- Trinity Episcopal Church
- U.S. National Register of Historic Places
- Location: East side of US 258, 0.6 miles (0.97 km) south of the junction with SR 1118, near Scotland Neck, North Carolina
- Coordinates: 36°8′19″N 77°24′56″W﻿ / ﻿36.13861°N 77.41556°W
- Area: 5 acres (2.0 ha)
- Built: 1855
- Architect: Wills, Frank; Cheshire, Joseph Blount
- Architectural style: Gothic Revival
- NRHP reference No.: 80002843
- Added to NRHP: November 25, 1980

= Trinity Episcopal Church (Scotland Neck, North Carolina) =

Historic church in North Carolina, United States

Trinity Episcopal Church is a historic Episcopal church located near Scotland Neck, Halifax County, North Carolina, United States. The congregation was founded in February 1833 by a number of prominent citizens including State Senator Simmons Baker.

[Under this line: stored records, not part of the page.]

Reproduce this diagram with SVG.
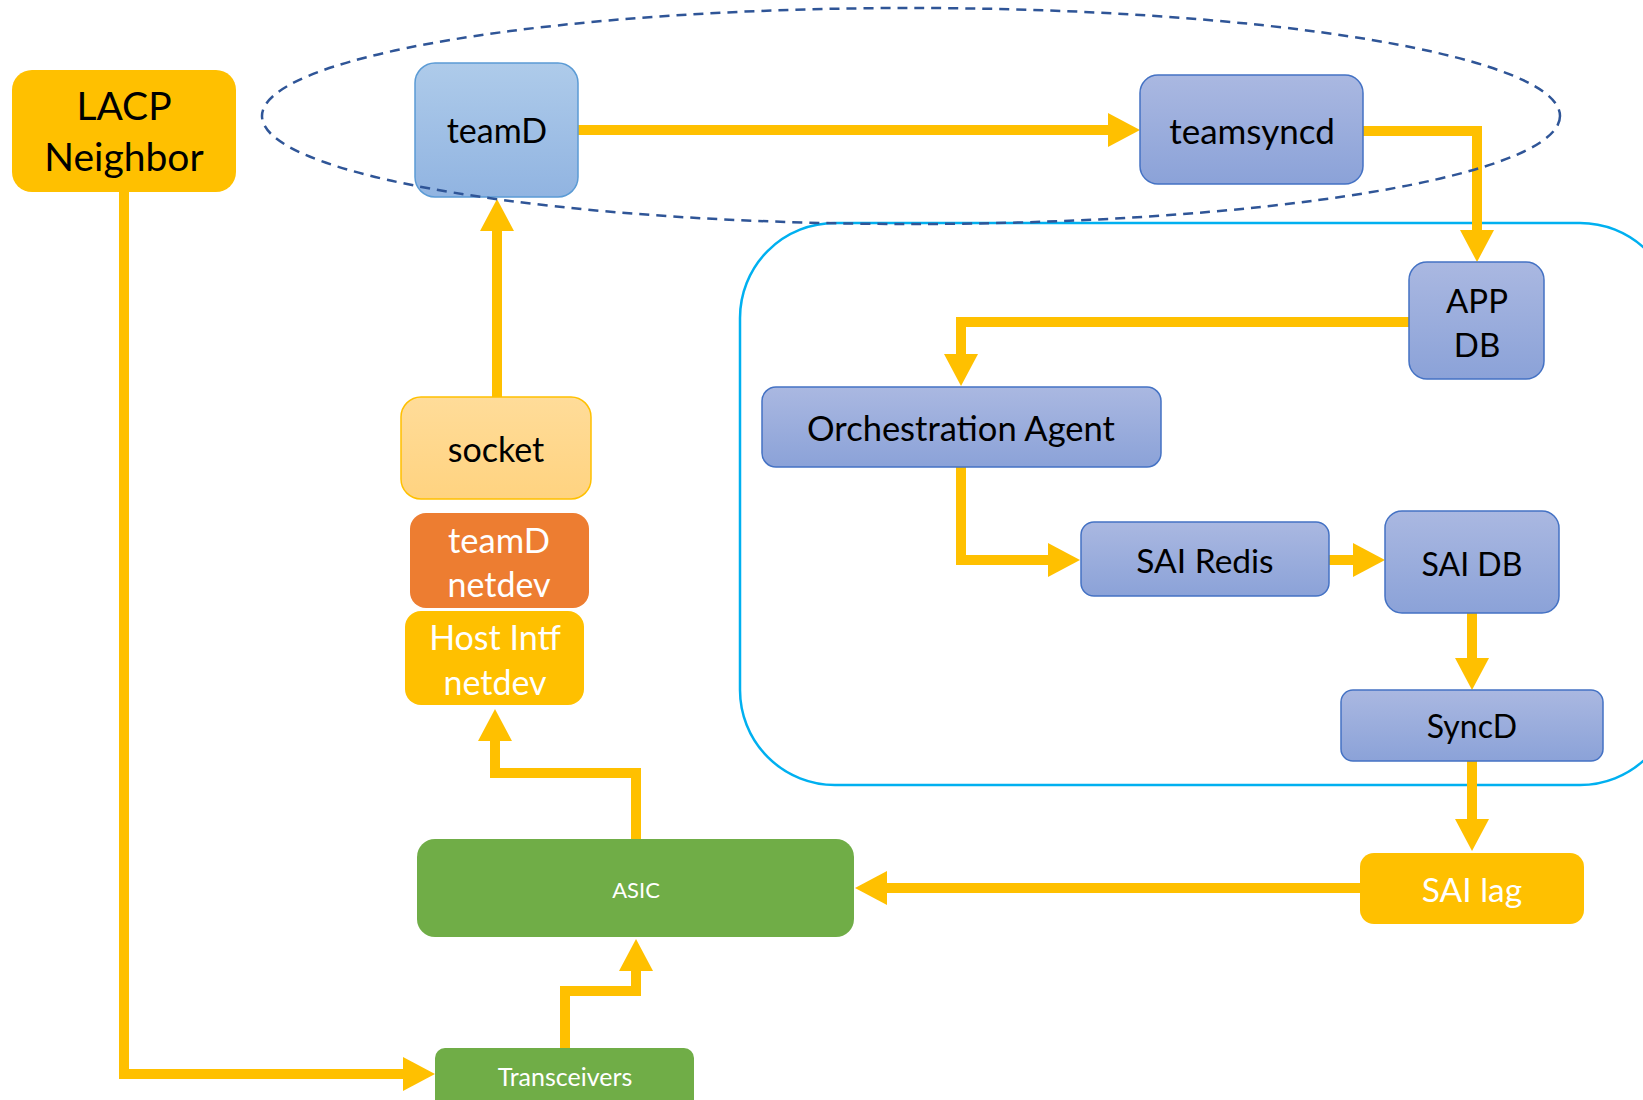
<svg xmlns="http://www.w3.org/2000/svg" width="1643" height="1100" viewBox="0 0 1643 1100">
<defs>
<linearGradient id="gLav" x1="0" y1="0" x2="0" y2="1"><stop offset="0" stop-color="#AAB8E1"/><stop offset="1" stop-color="#8BA2D8"/></linearGradient>
<linearGradient id="gBlue" x1="0" y1="0" x2="0" y2="1"><stop offset="0" stop-color="#AECBEA"/><stop offset="1" stop-color="#91B4E1"/></linearGradient>
<linearGradient id="gSock" x1="0" y1="0" x2="0" y2="1"><stop offset="0" stop-color="#FFDC99"/><stop offset="1" stop-color="#FFD380"/></linearGradient>
<marker id="ah" markerUnits="userSpaceOnUse" markerWidth="32" markerHeight="34" refX="0" refY="17" orient="auto">
<path d="M0,0 L32,17 L0,34 z" fill="#FFC000"/>
</marker>
<style>
.t{font-family:Lato,"Open Sans","Liberation Sans",sans-serif;text-anchor:middle;dominant-baseline:central}
.k{fill:#000}
.w{fill:#fff}
.lav{fill:url(#gLav);stroke:#4472C4;stroke-width:1.5}
.gold{fill:#FFC000}
.grn{fill:#70AD47}
.c{fill:none;stroke:#FFC000;stroke-width:10;marker-end:url(#ah)}
</style>
</defs>
<rect x="0" y="0" width="1643" height="1100" fill="#fff"/>
<rect id="container" x="740" y="223" width="935" height="562" rx="95" fill="none" stroke="#00B0F0" stroke-width="2.5"/>
<g id="connectors">
<polyline class="c" points="578,130 1108,130"/>
<polyline class="c" points="1363,131 1477,131 1477,230"/>
<polyline class="c" points="1409,322 961,322 961,354"/>
<polyline class="c" points="961,467 961,560 1048,560"/>
<polyline class="c" points="1329,560 1353,560"/>
<polyline class="c" points="1472,613 1472,658"/>
<polyline class="c" points="1472,761 1472,819"/>
<polyline class="c" points="1360,888 887,888"/>
<polyline class="c" points="636,839 636,773 495,773 495,741"/>
<polyline class="c" points="497,397 497,231"/>
<polyline class="c" points="565,1048 565,991 636,991 636,971"/>
<polyline class="c" points="124,192 124,1074 403,1074"/>
</g>
<g id="lacp"><rect x="12" y="70" width="224" height="122" rx="20" class="gold"/><text class="t k" x="124" y="105" font-size="39">LACP</text><text class="t k" x="124" y="156" font-size="39">Neighbor</text></g>
<g id="teamd"><rect x="415" y="63" width="163" height="134" rx="20" fill="url(#gBlue)" stroke="#5B9BD5" stroke-width="1.5"/><text class="t k" x="497" y="129" font-size="34">teamD</text></g>
<g id="teamsyncd"><rect x="1140" y="75" width="223" height="109" rx="18" class="lav"/><text class="t k" x="1252" y="130" font-size="35">teamsyncd</text></g>
<g id="appdb"><rect x="1409" y="262" width="135" height="117" rx="18" class="lav"/><text class="t k" x="1477" y="300" font-size="33">APP</text><text class="t k" x="1477" y="344" font-size="33">DB</text></g>
<g id="orch"><rect x="762" y="387" width="399" height="80" rx="14" class="lav"/><text class="t k" x="961" y="427" font-size="34.5">Orchestration Agent</text></g>
<g id="sairedis"><rect x="1081" y="522" width="248" height="74" rx="13" class="lav"/><text class="t k" x="1205" y="560" font-size="33.5">SAI Redis</text></g>
<g id="saidb"><rect x="1385" y="511" width="174" height="102" rx="17" class="lav"/><text class="t k" x="1472" y="563" font-size="32">SAI DB</text></g>
<g id="syncd"><rect x="1341" y="690" width="262" height="71" rx="12" class="lav"/><text class="t k" x="1472" y="725" font-size="32">SyncD</text></g>
<g id="sailag"><rect x="1360" y="853" width="224" height="71" rx="14" class="gold"/><text class="t w" x="1472" y="889" font-size="33.5">SAI lag</text></g>
<g id="asic"><rect x="417" y="839" width="437" height="98" rx="18" class="grn"/><text class="t w" x="636" y="889" font-size="22">ASIC</text></g>
<g id="transceivers"><rect x="435" y="1048" width="259" height="62" rx="10" class="grn"/><text class="t w" x="565" y="1076" font-size="25">Transceivers</text></g>
<g id="socket"><rect x="401" y="397" width="190" height="102" rx="20" fill="url(#gSock)" stroke="#FFC000" stroke-width="1.5"/><text class="t k" x="496" y="448" font-size="34">socket</text></g>
<g id="teamdnetdev"><rect x="410" y="513" width="179" height="95" rx="16" fill="#ED7D31"/><text class="t w" x="499" y="539" font-size="34.5">teamD</text><text class="t w" x="499" y="583" font-size="34">netdev</text></g>
<g id="hostintf"><rect x="405" y="611" width="179" height="94" rx="16" class="gold"/><text class="t w" x="495" y="636" font-size="34">Host Intf</text><text class="t w" x="495" y="681" font-size="34">netdev</text></g>
<ellipse id="group" cx="911" cy="116" rx="649" ry="108" fill="none" stroke="#2F5597" stroke-width="2.5" stroke-dasharray="10 7"/>
</svg>
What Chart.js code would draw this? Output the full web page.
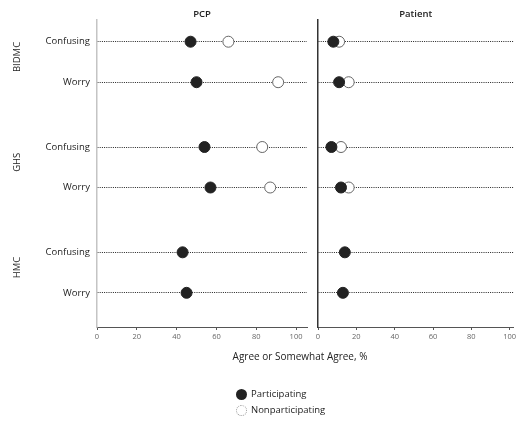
<!DOCTYPE html>
<html>
<head>
<meta charset="utf-8">
<script src="https://cdn.jsdelivr.net/npm/chart.js@4.4.1/dist/chart.umd.min.js"></script>
<style>
  html, body { margin: 0; padding: 0; background: #fff; }
  #wrap { position: relative; width: 520px; height: 424px; font-family: "Open Sans", sans-serif; }
  #wrap canvas { position: absolute; left: 0; top: 0; }
  #xtitle { position: absolute; left: 200px; width: 200px; top: 349px; text-align: center; font-size: 10px; color: #222; }
  .leg { position: absolute; left: 236px; font-size: 9.5px; color: #222; height: 12px; line-height: 12px; }
  .leg .sw { position: absolute; left: 0; top: 0.5px; width: 11px; height: 11px; border-radius: 50%; box-sizing: border-box; }
  .leg span.t { position: absolute; left: 15px; top: 0; white-space: nowrap; }
</style>
</head>
<body>
<div id="wrap">
  <canvas id="cA" width="520" height="424"></canvas>
  <canvas id="cB" width="520" height="424"></canvas>
  <div id="xtitle">Agree or Somewhat Agree, %</div>
  <div class="leg" style="top:388px"><div class="sw" style="background:#222;"></div><span class="t">Participating</span></div>
  <div class="leg" style="top:404px"><div class="sw" style="background:#fff;border:1px dotted #999;"></div><span class="t">Nonparticipating</span></div>
</div>
<script>
// ---- data ----
const groups = ['BIDMC', 'GHS', 'HMC'];
const items = ['Confusing', 'Worry'];
const panels = ['PCP', 'Patient'];
const xTicks = [0, 20, 40, 60, 80, 100];
// rows in order: BIDMC Confusing, BIDMC Worry, GHS Confusing, GHS Worry, HMC Confusing, HMC Worry
const pcpParticipating = [47, 50, 54, 57, 43, 45];
const pcpNonparticipating = [66, 91, 83, 87, null, null];
const patientParticipating = [8, 11, 7, 12, 14, 13];
const patientNonparticipating = [11, 16, 12, 16, null, null];

// ---- layout helpers ----
const GROUP_STEP = 2.6; // vertical distance between groups (in row units)
const rowPos = [];
const rowLabel = [];
groups.forEach((g, gi) => items.forEach((it, ii) => { rowPos.push(1 + gi * GROUP_STEP + ii); rowLabel.push(it); }));
const Y_MIN = 0.464, Y_MAX = 8.044;

const FONT = '"Open Sans", sans-serif';

function pts(vals) {
  const out = [];
  vals.forEach((v, i) => { if (v !== null && v !== undefined) out.push({ x: v, y: rowPos[i] }); });
  return out;
}

const panelTitle = {
  id: 'panelTitle',
  afterDraw(chart, args, opts) {
    const { ctx, chartArea } = chart;
    ctx.save();
    ctx.font = '600 9.5px ' + FONT;
    ctx.fillStyle = '#222';
    ctx.textAlign = 'center';
    ctx.textBaseline = 'middle';
    ctx.fillText(opts.text, (chartArea.left + chartArea.right) / 2, 14);
    ctx.restore();
  }
};

const groupLabels = {
  id: 'groupLabels',
  afterDraw(chart, args, opts) {
    if (!opts.show) return;
    const { ctx } = chart;
    const ys = chart.scales.y;
    ctx.save();
    ctx.font = '500 9.5px ' + FONT;
    ctx.fillStyle = '#222';
    ctx.textAlign = 'center';
    ctx.textBaseline = 'middle';
    groups.forEach((g, gi) => {
      const y0 = ys.getPixelForValue(rowPos[gi * items.length]);
      const y1 = ys.getPixelForValue(rowPos[gi * items.length + items.length - 1]);
      const cy = (y0 + y1) / 2 - 5;
      ctx.save();
      ctx.translate(17, cy);
      ctx.rotate(-Math.PI / 2);
      ctx.fillText(g, 0, 0);
      ctx.restore();
    });
    ctx.restore();
  }
};

function makeChart(id, title, partVals, nonVals, opts) {
  return new Chart(document.getElementById(id), {
    type: 'scatter',
    data: {
      datasets: [
        { label: 'Participating', data: pts(partVals), backgroundColor: '#222', borderColor: '#222', borderWidth: 1, pointRadius: 5.5, pointHoverRadius: 5.5 },
        { label: 'Nonparticipating', data: pts(nonVals), backgroundColor: '#fff', borderColor: '#666', borderWidth: 1, pointRadius: 5.5, pointHoverRadius: 5.5 }
      ]
    },
    options: {
      responsive: false,
      animation: false,
      events: [],
      layout: { padding: opts.padding },
      plugins: {
        legend: { display: false },
        tooltip: { enabled: false },
        panelTitle: { text: title },
        groupLabels: { show: opts.showLabels }
      },
      scales: {
        x: {
          type: 'linear',
          min: 0,
          max: opts.xMax,
          afterBuildTicks: s => { s.ticks = xTicks.map(v => ({ value: v })); },
          afterFit: s => { s.height = 97; },
          grid: { display: true, drawOnChartArea: false, drawTicks: true, tickLength: 3, color: '#555', lineWidth: 1 },
          border: { display: true, color: '#555', width: 1 },
          ticks: { font: { family: FONT, size: 7.5 }, color: '#666', padding: 2, maxRotation: 0 }
        },
        y: {
          type: 'linear',
          reverse: true,
          min: Y_MIN,
          max: Y_MAX,
          afterBuildTicks: s => { s.ticks = rowPos.map(v => ({ value: v })); },
          afterFit: s => { s.width = opts.yWidth; },
          grid: { display: true, drawTicks: false, color: '#222', lineWidth: 1 },
          border: { display: true, color: opts.yBorderColor, width: 1.5, dash: [1, 1.2] },
          ticks: {
            display: opts.showLabels,
            font: { family: FONT, size: 9.5 },
            color: '#222',
            padding: 7,
            callback: (v) => { const i = rowPos.indexOf(v); return i >= 0 ? rowLabel[i] : ''; }
          }
        }
      }
    },
    plugins: [panelTitle, groupLabels]
  });
}

makeChart('cA', panels[0], pcpParticipating, pcpNonparticipating,
  { padding: { left: 0, top: 20, right: 213, bottom: 0 }, xMax: 105.5, yWidth: 97, showLabels: true, yBorderColor: '#c4c4c4' });
makeChart('cB', panels[1], patientParticipating, patientNonparticipating,
  { padding: { left: 318, top: 20, right: 0, bottom: 0 }, xMax: 102, yWidth: 0, showLabels: false, yBorderColor: '#333' });
</script>
</body>
</html>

It was built in 1855, and is a rectangular Gothic Revival style brick building. Its design is attributed to noted New York architect Frank Wills. It has a gable roof, front central tower, and lancet windows. The church was rebuilt after it burned in 1885.

It was listed on the National Register of Historic Places in 1980.